Evangelion reflète les phénomènes de désengagement social au Japon : l’otaku et l’hikikomori. Dans un premier cas, la personne se caractérise par sa propension à rester chez elle sans s’investir dans la société. Le terme d’otaku au Japon n’a pas le même sens que celui donné en France. Ce qualificatif est péjoratif au pays du soleil levant alors qu’ici il est d’avantage lié à la passion de la culture japonaise. L’hikikomori semble une intensification de ce phénomène. Ce retrait social a longtemps été un problème perçu comme mineur, et négligé aussi bien par le gouvernement que par les organisations sociales. Le terme désigne les adolescents ou jeunes adultes (ne souffrant d’aucune anomalie ou problème psychique) qui se cloîtrent chez eux en refusant de prendre part à la vie social pendant 6 mois et plus. Perçu tout d’abord comme un problème familiale et non comme une question de santé publique, l’hikikomori s’est développé sans que le désarroi des personnes atteintes ou des proches ait pu être soulagé.

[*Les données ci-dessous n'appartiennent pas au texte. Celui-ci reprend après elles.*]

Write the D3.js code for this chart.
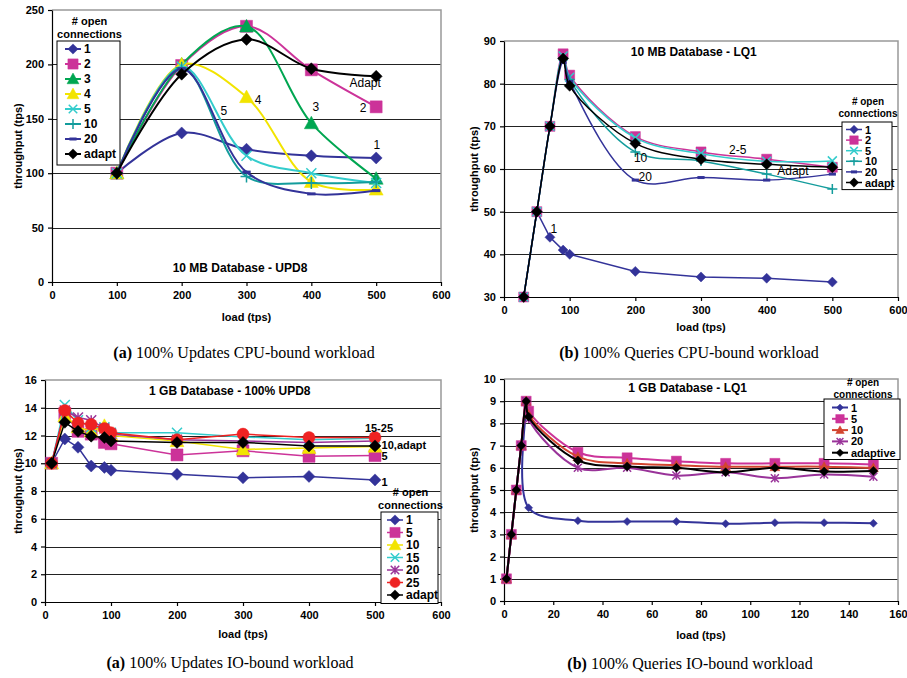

Shinji symbolise cette jeunesse désoeuvré et craintive. Certes, son cas n’est pas aussi pathologique que les cas réels, mais son incapacité à lier des rapports amicaux basés sur une confiance mutuelle est emblématique de ces personnes que, ne pouvant supporter la pression sociale, n’on pas d’autre choix que de se replier sur eux-mêmes. C’est cette vision réaliste qui donne toute sa force à Evangelion. De plus, les références religieuses son un point clef du scénario et renforce incroyablement l’intérêt du spectateur. 2007 verra la naissance de 4 nouveaux films basés sur Evangelion et un film live semble toujours en discussion.